What needs to be done: Scan the listing and work out how many lines contain the word "React". Nothing but the number should be given.
— Start of Raw data —
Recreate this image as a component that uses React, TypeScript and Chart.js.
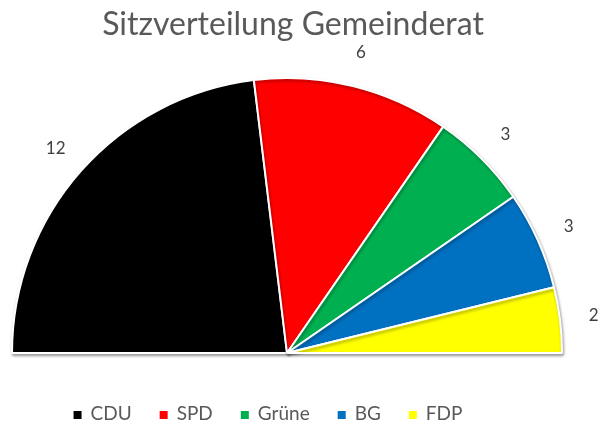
import React, { useEffect, useRef } from "react";
import { Chart, registerables } from "chart.js";

Chart.register(...registerables);

const categories = ["CDU", "SPD", "Grüne", "BG", "FDP"];
const seats = [12, 6, 3, 3, 2];
const colors = ["#000000", "#FF0000", "#00B050", "#0070C0", "#FFFF00"];
const titleText = "Sitzverteilung Gemeinderat";

const FONT = "Lato, 'Open Sans', sans-serif";

const overlayPlugin = {
  id: "overlay",
  beforeDatasetsDraw(chart: any) {
    const ctx = chart.ctx;
    ctx.save();
    ctx.shadowColor = "rgba(0,0,0,0.35)";
    ctx.shadowBlur = 3;
    ctx.shadowOffsetX = 1;
    ctx.shadowOffsetY = 2;
  },
  afterDatasetsDraw(chart: any) {
    chart.ctx.restore();
  },
  afterDraw(chart: any) {
    const ctx = chart.ctx;
    ctx.save();
    // title
    ctx.fillStyle = "#595959";
    ctx.font = `32px ${FONT}`;
    ctx.textAlign = "center";
    ctx.textBaseline = "alphabetic";
    ctx.fillText(titleText, 293, 35);

    // data labels
    const meta = chart.getDatasetMeta(0);
    ctx.fillStyle = "#404040";
    ctx.font = `17px ${FONT}`;
    ctx.textAlign = "center";
    ctx.textBaseline = "middle";
    meta.data.forEach((arc: any, i: number) => {
      const p = arc.getProps(["x", "y", "startAngle", "endAngle", "outerRadius"], true);
      const mid = (p.startAngle + p.endAngle) / 2;
      const r = p.outerRadius + 34;
      ctx.fillText(String(seats[i]), p.x + Math.cos(mid) * r, p.y + Math.sin(mid) * r);
    });

    // legend
    ctx.font = `19px ${FONT}`;
    const box = 8, gapText = 9, gapItem = 28;
    const widths = categories.map((c) => ctx.measureText(c).width);
    const total = widths.reduce((s, w) => s + box + gapText + w, 0) + gapItem * (categories.length - 1);
    let x = 268 - total / 2;
    const y = 414;
    ctx.textAlign = "left";
    ctx.textBaseline = "middle";
    categories.forEach((c, i) => {
      ctx.fillStyle = colors[i];
      ctx.fillRect(x, y - box / 2 + 1, box, box);
      x += box + gapText;
      ctx.fillStyle = "#595959";
      ctx.fillText(c, x, y);
      x += widths[i] + gapItem;
    });
    ctx.restore();
  },
};

export default function App() {
  const ref = useRef<HTMLCanvasElement>(null);
  useEffect(() => {
    if (!ref.current) return;
    const chart = new Chart(ref.current, {
      type: "doughnut",
      data: {
        labels: categories,
        datasets: [
          {
            data: seats,
            backgroundColor: colors,
            borderColor: "#FFFFFF",
            borderWidth: 2,
          },
        ],
      },
      options: {
        animation: false,
        responsive: true,
        maintainAspectRatio: false,
        rotation: -90,
        circumference: 180,
        cutout: 0,
        layout: { padding: { left: 10, right: 37, top: 77, bottom: 73 } },
        plugins: {
          legend: { display: false },
          title: { display: false },
          tooltip: { enabled: false },
        },
      },
      plugins: [overlayPlugin],
    });
    return () => chart.destroy();
  }, []);
  return (
    <div style={{ position: "fixed", left: 0, top: 0, width: 601, height: 427, background: "#fff" }}>
      <canvas ref={ref} />
    </div>
  );
}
— End of Raw data —
Solution for this problem: 2